2'') When we try to acquire an obtrusive lock using the slow path in
     MDL_context::try_acquire_lock_impl() we need to atomically set
     the HAS_OBTRUSIVE flag in m_fast_path_state before we call 
     the MDL_lock::can_grant_lock() method. This is necessary to prevent
     concurrent fast path acquisitions from invalidating the results of
     this method. Consequently it is more convenient to increment the
     MDL_lock::m_obtrusive_locks_granted_waiting_count counter in the
     same place. This means that we also no longer need to increment
     this counter in the MDL_context::acquire_lock() method, but instead
     we need to decrement it and clear the HAS_OBTRUSIVE flag in
     MDL_context::try_acquire_lock().
     This also means that there is a subtle change in semantics of
     m_obtrusive_locks_granted_waiting_count - it now also accounts
     for obtrusive locks we are about to try to acquire.

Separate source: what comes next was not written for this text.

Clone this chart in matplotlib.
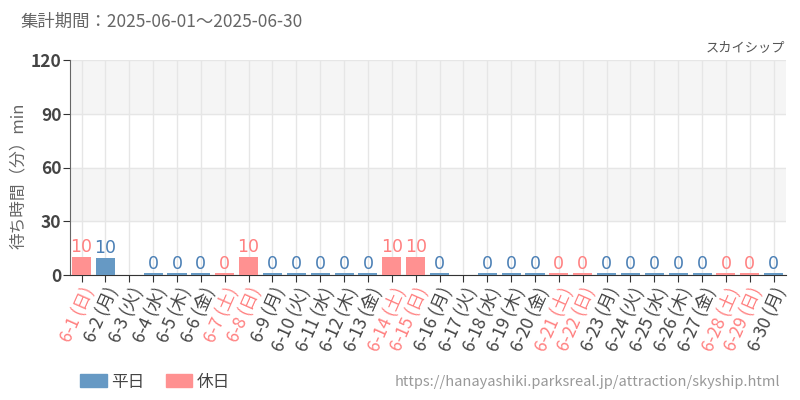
import matplotlib
matplotlib.use("Agg")
import matplotlib.pyplot as plt
from matplotlib.patches import Patch

plt.rcParams['font.family'] = ['Noto Sans CJK JP', 'DejaVu Sans']

# data
days = list(range(1, 31))
weekdays = ['日', '月', '火', '水', '木', '金', '土'] * 5
weekdays = weekdays[:30]
holiday = [w in ('土', '日') for w in weekdays]
waits = [10, 9.6, None, 0, 0, 0, 0, 10, 0, 0, 0, 0, 0, 10, 10,
         0, None, 0, 0, 0, 0, 0, 0, 0, 0, 0, 0, 0, 0, 0]

labels = [f"6-{d} ({w})" for d, w in zip(days, weekdays)]

C_WD = '#6699c4'
C_HD = '#ff9191'
T_WD = '#4a7fb5'
T_HD = '#ff8080'

fig = plt.figure(figsize=(8, 4), dpi=100)
ax = fig.add_axes([0.087, 0.3125, 0.895, 0.5375])

ax.axhspan(90, 120, color='#f5f5f5', zorder=0)
ax.axhspan(30, 60, color='#f5f5f5', zorder=0)

for i, v in enumerate(waits):
    if v is None:
        continue
    col = C_HD if holiday[i] else C_WD
    h = max(v, 0.9)
    ax.bar(i, h, width=0.8, color=col, zorder=3)
    ax.text(i, h + 0.4, f"{v:.0f}", ha='center', va='bottom', fontsize=12.5,
            color=T_HD if holiday[i] else T_WD,
            family=['Liberation Sans Narrow', 'DejaVu Sans'], zorder=4)

ax.set_xlim(-0.5, 29.5)
ax.set_ylim(0, 120)
ax.set_yticks([0, 30, 60, 90, 120])
ax.set_xticks(range(30))
ax.set_xticklabels(labels, rotation=66, ha='right', rotation_mode='anchor', fontsize=12.5)
for t, hd in zip(ax.get_xticklabels(), holiday):
    t.set_color(T_HD if hd else '#444444')
for t in ax.get_yticklabels():
    t.set_fontsize(12.5)
    t.set_color('#444444')
    t.set_fontweight('bold')

ax.grid(True, color='#e6e6e6', linewidth=1, zorder=1)
ax.set_axisbelow(True)
for s in ('top', 'right'):
    ax.spines[s].set_visible(False)
ax.spines['left'].set_color('#666666')
ax.spines['bottom'].set_color('#333333')
ax.tick_params(axis='both', length=5, color='#333333')
ax.tick_params(axis='x', pad=2)
ax.tick_params(axis='y', pad=1)

ax.set_ylabel('待ち時間（分）min', fontsize=12, color='#666666')
ax.yaxis.set_label_coords(-0.06, 0.46)

fig.text(0.025, 0.945, '集計期間：2025-06-01～2025-06-30', fontsize=12.5, color='#666666',
         va='center')
fig.text(0.982, 0.88, 'スカイシップ', fontsize=9.5, color='#555555', ha='right', va='center')
fig.text(0.975, 0.045, 'https://hanayashiki.parksreal.jp/attraction/skyship.html',
         fontsize=10.5, color='#999999', ha='right', va='center')

handles = [Patch(color=C_WD, label='平日'), Patch(color=C_HD, label='休日')]
fig.legend(handles=handles, loc='center left', bbox_to_anchor=(0.1, 0.045), ncol=2,
           frameon=False, fontsize=12, handlelength=1.6, handleheight=0.8,
           columnspacing=1.3, handletextpad=0.25, borderpad=0, borderaxespad=0,
           labelcolor='#444444')

fig.savefig('out.png', dpi=100)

     QQ: So perhaps its name should be changed? OTOH this change in
         semantics is not strictly necessary, so maybe we should keep
         semantics as it is now?

3'') Indeed MDL_lock::remove_ticket() needs to be changed to atomically
     clear the HAS_OBTRUSIVE flag when we are removing the last ticket
     for an obtrusive lock.
4'') Code in MDL_context::clone_ticket() doesn't require adjustment as
     we don't decrease the number of active or pending obtrusive locks
     in this method or change this number from 0 to a non-0 value.
5'') Code in MDL_context::upgrade_shared_lock() can be kept as is since
     we always upgrade to obtrusive locks and therefore the HAS_OBTRUSIVE
     flag will be set by acquire_lock().
6'') Instead of checking the MDL_lock::m_obtrusive_locks_granted_waiting_count
     value on fast path in MDL_context::release_lock(), we need to check
     for presence of the HAS_OBTRUSIVE flag and acquire MDL_lock::m_rwlock
     to do rescheduling of waiting tickets and to enforce [INV1] if this
     flag is set. This check should be done atomically by the same
     compare-and-swap construction which decrements packed counter in the
     MDL_lock::m_fast_path_state.
7'') MDL_ticket::downgrade_lock() should be adjusted to clear the HAS_OBTRUSIVE
     flag in cases when we have downgraded the ticket for last granted or
     pending obtrusive lock. This needs to be done atomically in order
     to avoid lost/partial updates to MDL_lock::m_fast_path_state
     on 32-bit platforms.

To sum up the above - we use three approaches for handling reads and
changes to MDL_lock::m_fast_path_state member:

A) Write and Read-Modify-Write operations are always carried out
   atomically, this is necessary to avoid lost updates on 32-bit
   platforms among other things.
B) In some cases Reads can be done non-atomically because we don't
   really care about value which they will return (for example,
   if further down the line there will be a compare-and-swap operation
   which will validate this value and provide the correct value if
   the validation will fail).
C) In other cases Reads can be done non-atomically since they happen
   under protection of MDL_lock::m_rwlock and there is some invariant
   which ensures that concurrent updates of the MDL_lock::m_fast_path_state
   member can't happen until MDL_lock::m_rwlock.